Collected data →
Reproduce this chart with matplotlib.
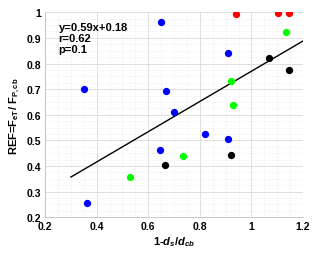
import matplotlib
matplotlib.use('Agg')
import matplotlib.pyplot as plt
from matplotlib.ticker import MultipleLocator

# Data
blue_x = [0.648, 0.351, 0.670, 0.699, 0.910, 0.821, 0.910, 0.646, 0.361]
blue_y = [0.963, 0.700, 0.694, 0.611, 0.841, 0.526, 0.504, 0.464, 0.256]
red_x = [0.942, 1.101, 1.146]
red_y = [0.995, 0.998, 0.999]
green_x = [1.133, 0.920, 0.928, 0.733, 0.528]
green_y = [0.923, 0.731, 0.639, 0.439, 0.357]
black_x = [1.068, 1.146, 0.922, 0.663]
black_y = [0.821, 0.776, 0.443, 0.403]

slope = 0.59
intercept = 0.18
fit_x = [0.3, 1.2]
fit_y = [slope * v + intercept for v in fit_x]
stats = ['y=0.59x+0.18', 'r=0.62', 'p=0.1']

plt.rcParams['font.family'] = 'Liberation Sans'
plt.rcParams['font.weight'] = 'bold'
plt.rcParams['mathtext.fontset'] = 'custom'
plt.rcParams['mathtext.rm'] = 'Liberation Sans:bold'
plt.rcParams['mathtext.it'] = 'Liberation Sans:italic:bold'
plt.rcParams['mathtext.bf'] = 'Liberation Sans:bold'

fig = plt.figure(figsize=(3.2, 2.55), dpi=100)
ax = fig.add_axes([0.141, 0.144, 0.806, 0.804])

ax.scatter(blue_x, blue_y, s=18, color='#0000ff', zorder=3)
ax.scatter(red_x, red_y, s=18, color='#ff0000', zorder=3)
ax.scatter(green_x, green_y, s=18, color='#00ff00', zorder=3)
ax.scatter(black_x, black_y, s=18, color='black', zorder=3)
ax.plot(fit_x, fit_y, color='black', linewidth=1.0, zorder=2)

ax.text(0.252, 0.962, '\n'.join(stats), fontsize=8, fontweight='bold',
        va='top', ha='left', linespacing=1.12)

ax.set_xlim(0.2, 1.2)
ax.set_ylim(0.2, 1.0)
ax.xaxis.set_minor_locator(MultipleLocator(0.05))
ax.yaxis.set_minor_locator(MultipleLocator(0.025))
ax.set_xticks([0.2, 0.4, 0.6, 0.8, 1.0, 1.2])
ax.set_xticklabels(['0.2', '0.4', '0.6', '0.8', '1', '1.2'])
ax.set_yticks([0.2, 0.3, 0.4, 0.5, 0.6, 0.7, 0.8, 0.9, 1.0])
ax.set_yticklabels(['0.2', '0.3', '0.4', '0.5', '0.6', '0.7', '0.8', '0.9', '1'])

ax.grid(True, which='major', color='#d9d9d9', linewidth=0.6)
ax.grid(True, which='minor', color='#e6e6e6', linewidth=0.5, linestyle=':')
ax.set_axisbelow(True)
for side in ['top', 'right']:
    ax.spines[side].set_visible(False)
for side in ['left', 'bottom']:
    ax.spines[side].set_color('#bfbfbf')
    ax.spines[side].set_linewidth(0.6)
ax.tick_params(which='both', length=0, labelsize=7.5, pad=3)
for lab in ax.get_xticklabels() + ax.get_yticklabels():
    lab.set_fontweight('bold')

ax.set_xlabel(r'1-$d_s$/$d_{cb}$', fontsize=8, fontweight='bold', labelpad=2)
ax.set_ylabel(r'REF=F$_{\mathrm{eT}}$/ F$_{\mathrm{P,cb}}$', fontsize=8, fontweight='bold', labelpad=3)

fig.savefig('out.png', dpi=100)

What the task requires →
Everything from the first line of the listing above through the line that contains "from matplotlib.ticker import MultipleLocator" is to be restated word for word, minus the pictures.

Response to this task →
Reproduce this chart with matplotlib.
import matplotlib
matplotlib.use('Agg')
import matplotlib.pyplot as plt
from matplotlib.ticker import MultipleLocator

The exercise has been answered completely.